Description of the task:
Starting with the first line of the listing, quote each line exactly until and including the one with "ax2 = ax.twinx()", leaving pictures out.
━━━━━ Provided data ━━━━━
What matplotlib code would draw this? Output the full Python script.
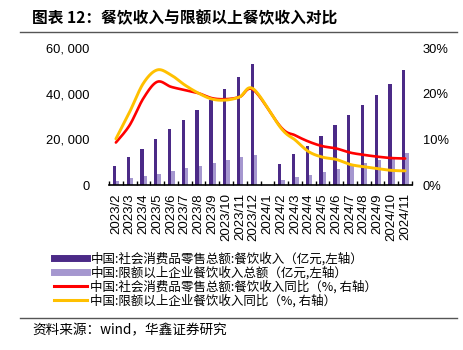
import numpy as np
import matplotlib.pyplot as plt
from matplotlib.lines import Line2D

plt.rcParams['font.family'] = ['Liberation Sans', 'Noto Sans CJK SC']

months = ["2023/2", "2023/3", "2023/4", "2023/5", "2023/6", "2023/7",
          "2023/8", "2023/9", "2023/10", "2023/11", "2023/12", "2024/1",
          "2024/2", "2024/3", "2024/4", "2024/5", "2024/6", "2024/7",
          "2024/8", "2024/9", "2024/10", "2024/11"]

# 社会消费品零售总额:餐饮收入 (亿元)
canyin = [8300, 12100, 15900, 20000, 24400, 28500, 32850, 37200, 41900,
          47400, 52900, np.nan, 9200, 13400, 17200, 21460, 26100, 30500,
          34900, 39400, 44400, 50200]
# 限额以上企业餐饮收入总额 (亿元)
xiane = [1900, 3200, 3900, 4800, 6100, 7300, 8300, 9600, 10950, 12100,
         13100, np.nan, 2200, 3500, 4500, 5700, 7150, 8300, 9500, 10950,
         12000, 13900]
# 同比 (%)
canyin_yoy = [9.3, 13.1, 19.0, 22.6, 21.5, 20.8, 20.1, 19.0, 18.8, 19.3,
              20.8, np.nan, 12.6, 10.9, 9.5, 8.5, 8.0, 7.1, 6.6, 6.2, 5.9, 5.8]
xiane_yoy = [10.1, 16.0, 22.3, 25.2, 24.1, 21.9, 20.1, 18.8, 18.6, 19.3,
             21.0, np.nan, 12.4, 9.9, 7.3, 6.1, 5.6, 4.5, 4.0, 3.6, 3.2, 3.1]

DARK = "#4B2A87"
LIGHT = "#A597CF"
RED = "#FF0000"
GOLD = "#FFC000"


def lissage(x, y, n=20):
    # courbe lissée façon Excel (Bezier, tension 1/6)
    x = np.asarray(x, float)
    y = np.asarray(y, float)
    ok = ~np.isnan(y)
    x, y = x[ok], y[ok]
    pts = np.column_stack([x, y])
    out = []
    for i in range(len(pts) - 1):
        p0 = pts[max(i - 1, 0)]
        p1 = pts[i]
        p2 = pts[i + 1]
        p3 = pts[min(i + 2, len(pts) - 1)]
        c1 = p1 + (p2 - p0) / 6
        c2 = p2 - (p3 - p1) / 6
        t = np.linspace(0, 1, n)[:, None]
        seg = ((1 - t) ** 3 * p1 + 3 * (1 - t) ** 2 * t * c1
               + 3 * (1 - t) * t ** 2 * c2 + t ** 3 * p2)
        out.append(seg if i == 0 else seg[1:])
    seg = np.vstack(out)
    return seg[:, 0], seg[:, 1]


fig = plt.figure(figsize=(4.63, 3.5), dpi=100)
ax = fig.add_axes([109 / 463, 165 / 350, 303 / 463, 137 / 350])
ax2 = ax.twinx()

x = np.arange(len(months))
ax.bar(x - 0.1, canyin, width=0.24, color=DARK, zorder=2)
ax.bar(x + 0.14, xiane, width=0.24, color=LIGHT, zorder=2)

xs, ys = lissage(x, canyin_yoy)
ax2.plot(xs, ys, color=RED, linewidth=1.9, solid_capstyle="round")
xs, ys = lissage(x, xiane_yoy)
ax2.plot(xs, ys, color=GOLD, linewidth=2.1, solid_capstyle="round")

ax.set_xlim(-0.5, len(months) - 0.5)
ax.set_ylim(0, 60000)
ax2.set_ylim(0, 30)

ax.set_yticks([0, 20000, 40000, 60000])
ax.set_yticklabels(["0", "20, 000", "40, 000", "60, 000"], fontsize=9.3)
ax2.set_yticks([0, 10, 20, 30])
ax2.set_yticklabels(["0%", "10%", "20%", "30%"], fontsize=9.3)

ax.set_xticks(x)
ax.set_xticklabels(months, rotation=90, fontsize=9.5, va="top")
ax.set_xticks(np.arange(-0.5, len(months)), minor=True)
ax.tick_params(axis="x", which="major", length=0, pad=6)
ax.tick_params(axis="x", which="minor", direction="in", length=3,
               width=1, color="black")
ax.tick_params(axis="y", length=0, pad=14)
ax2.tick_params(axis="y", length=0, pad=7.7)

for a in (ax, ax2):
    for s in ("top", "left", "right"):
        a.spines[s].set_visible(False)
ax2.spines["bottom"].set_visible(False)
ax.spines["bottom"].set_linewidth(1.2)

handles = [
    Line2D([], [], color=DARK, linewidth=5),
    Line2D([], [], color=LIGHT, linewidth=5),
    Line2D([], [], color=RED, linewidth=2.2),
    Line2D([], [], color=GOLD, linewidth=2.2),
]
labels = [
    "中国:社会消费品零售总额:餐饮收入（亿元,左轴）",
    "中国:限额以上企业餐饮收入总额（亿元,左轴）",
    "中国:社会消费品零售总额:餐饮收入同比（%, 右轴）",
    "中国:限额以上企业餐饮收入同比（%, 右轴）",
]
fig.legend(handles, labels, loc="upper left", bbox_to_anchor=(48 / 463, 1 - 246 / 350),
           frameon=False, handlelength=2.6, handletextpad=0.3,
           labelspacing=0.02, borderpad=0,
           prop={'family': ['Noto Sans CJK SC'], 'size': 9})

fig.text(32 / 463, 1 - 18 / 350, "图表 12：餐饮收入与限额以上餐饮收入对比",
         fontsize=11.3, fontweight="bold", va="center", ha="left",
         family=['Noto Sans CJK SC'])
fig.add_artist(Line2D([20 / 463, 457 / 463], [1 - 32 / 350] * 2,
                      color="#555555", linewidth=1))
fig.add_artist(Line2D([20 / 463, 457 / 463], [1 - 318 / 350] * 2,
                      color="#555555", linewidth=1))
fig.text(32 / 463, 1 - 330 / 350, "资料来源：wind，华鑫证券研究",
         fontsize=9.8, va="center", ha="left",
         family=['Noto Sans CJK SC', 'Liberation Sans'])

fig.savefig("out.png", dpi=100)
━━━━━
Solved problem:
What matplotlib code would draw this? Output the full Python script.
import numpy as np
import matplotlib.pyplot as plt
from matplotlib.lines import Line2D

plt.rcParams['font.family'] = ['Liberation Sans', 'Noto Sans CJK SC']

months = ["2023/2", "2023/3", "2023/4", "2023/5", "2023/6", "2023/7",
          "2023/8", "2023/9", "2023/10", "2023/11", "2023/12", "2024/1",
          "2024/2", "2024/3", "2024/4", "2024/5", "2024/6", "2024/7",
          "2024/8", "2024/9", "2024/10", "2024/11"]

# 社会消费品零售总额:餐饮收入 (亿元)
canyin = [8300, 12100, 15900, 20000, 24400, 28500, 32850, 37200, 41900,
          47400, 52900, np.nan, 9200, 13400, 17200, 21460, 26100, 30500,
          34900, 39400, 44400, 50200]
# 限额以上企业餐饮收入总额 (亿元)
xiane = [1900, 3200, 3900, 4800, 6100, 7300, 8300, 9600, 10950, 12100,
         13100, np.nan, 2200, 3500, 4500, 5700, 7150, 8300, 9500, 10950,
         12000, 13900]
# 同比 (%)
canyin_yoy = [9.3, 13.1, 19.0, 22.6, 21.5, 20.8, 20.1, 19.0, 18.8, 19.3,
              20.8, np.nan, 12.6, 10.9, 9.5, 8.5, 8.0, 7.1, 6.6, 6.2, 5.9, 5.8]
xiane_yoy = [10.1, 16.0, 22.3, 25.2, 24.1, 21.9, 20.1, 18.8, 18.6, 19.3,
             21.0, np.nan, 12.4, 9.9, 7.3, 6.1, 5.6, 4.5, 4.0, 3.6, 3.2, 3.1]

DARK = "#4B2A87"
LIGHT = "#A597CF"
RED = "#FF0000"
GOLD = "#FFC000"


def lissage(x, y, n=20):
    # courbe lissée façon Excel (Bezier, tension 1/6)
    x = np.asarray(x, float)
    y = np.asarray(y, float)
    ok = ~np.isnan(y)
    x, y = x[ok], y[ok]
    pts = np.column_stack([x, y])
    out = []
    for i in range(len(pts) - 1):
        p0 = pts[max(i - 1, 0)]
        p1 = pts[i]
        p2 = pts[i + 1]
        p3 = pts[min(i + 2, len(pts) - 1)]
        c1 = p1 + (p2 - p0) / 6
        c2 = p2 - (p3 - p1) / 6
        t = np.linspace(0, 1, n)[:, None]
        seg = ((1 - t) ** 3 * p1 + 3 * (1 - t) ** 2 * t * c1
               + 3 * (1 - t) * t ** 2 * c2 + t ** 3 * p2)
        out.append(seg if i == 0 else seg[1:])
    seg = np.vstack(out)
    return seg[:, 0], seg[:, 1]


fig = plt.figure(figsize=(4.63, 3.5), dpi=100)
ax = fig.add_axes([109 / 463, 165 / 350, 303 / 463, 137 / 350])
ax2 = ax.twinx()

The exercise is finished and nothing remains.